I think the Ice Bucket Challenge is a giant waste of water *falls asleep in the shower for 2 hours*
Bruce Willis calls the cops to report the pug that’s been chasing him. The line is silent except for soft panting. the operator barks
Ever notice how loud the sound of opening a beer can at work is?
*launders Kohls cash*
The speed walking event just looks like a group of people hurrying to get somewhere to take a shit.
What’s the difference between a lentil and a chickpea?
Trump wouldn’t pay $1000 to have a lentil on his face.
#watersportsgate #goldenshower
My aunt dropped by unexpectedly and when she knocked on the door, instead of barking, my dog tried to jump in the lit fireplace and I’ve never felt so on the same level as anything ever.
*pokes head out of dressing room*
uh yeah, i can’t find a single bottle of ranch in here
“So how did you two meet?”
“Unfortunately.”
Wife says I shouldn’t look at my phone in public because I get distracted and lose track of her and the kids. Can’t wait to tell her how wrong she is, once I find them at this Farmer’s Market.
Me: There aren’t enough hours in the day
Also me: Spends 15 minutes scrolling a comment section and taking a quiz to find out what kind of cheese I am
Failed Hallmark card:
I’m sorry I stabbed you with a fork when you leaned in to kiss me.I thought you were going to take my taco.

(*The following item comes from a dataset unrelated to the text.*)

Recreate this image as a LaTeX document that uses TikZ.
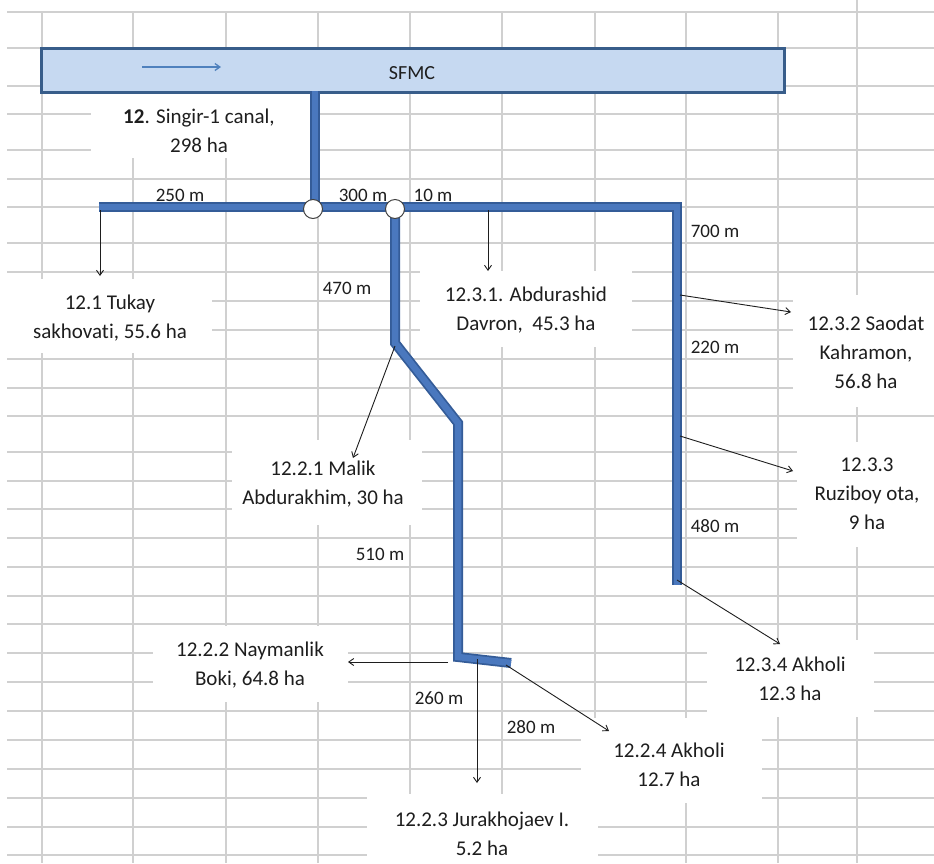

*inhales helium from balloon*
I think we should see other people.
Her: are you almost done?
Me: it got a bit tedious in the middle but i’m on the last page
Cheesecake Factory waiter: please sir, my shift ended 4 hours ago
Judge: you’ve been charged with assault
Batman: you mean battery
Judge: no it was physical assault
Batman: *whispers* batsault
Nurse: “This may hurt.”
Me: “June hasn’t been much fun either.”
Let me play you the song of my children.
*open and closes door 20 times*
me *limping*
wife: What happened to you?
me: I took a nap
HIM: whatcha thinkin’ about?
ME: *thinking about how polar ice caps are melting yet Santa still gives naughty children coal instead of a clean, renewable resource alternative* …oh, nuthin’
*My dentist, looking at a pork chop dangling from a string*
“You should floss more”
“looks like a burrito fell out his pocket, hes crawling up to get it and crying. thats gonna cost points” – commentators on my snowboard run
trying not to judge stupid people too harshly anymore because it turns out i’m people and oh man am i stupid.
I’m sorry we fought. I hate it when you’re wrong.
My phone: Would you like to save this password?
Me: I NEED TO KNOW IF IT WORKED FIRST AND YOU’RE IN MY WAY!!!
Congrats to the person that invented the wobbly restaurant table. It’s basically everywhere now.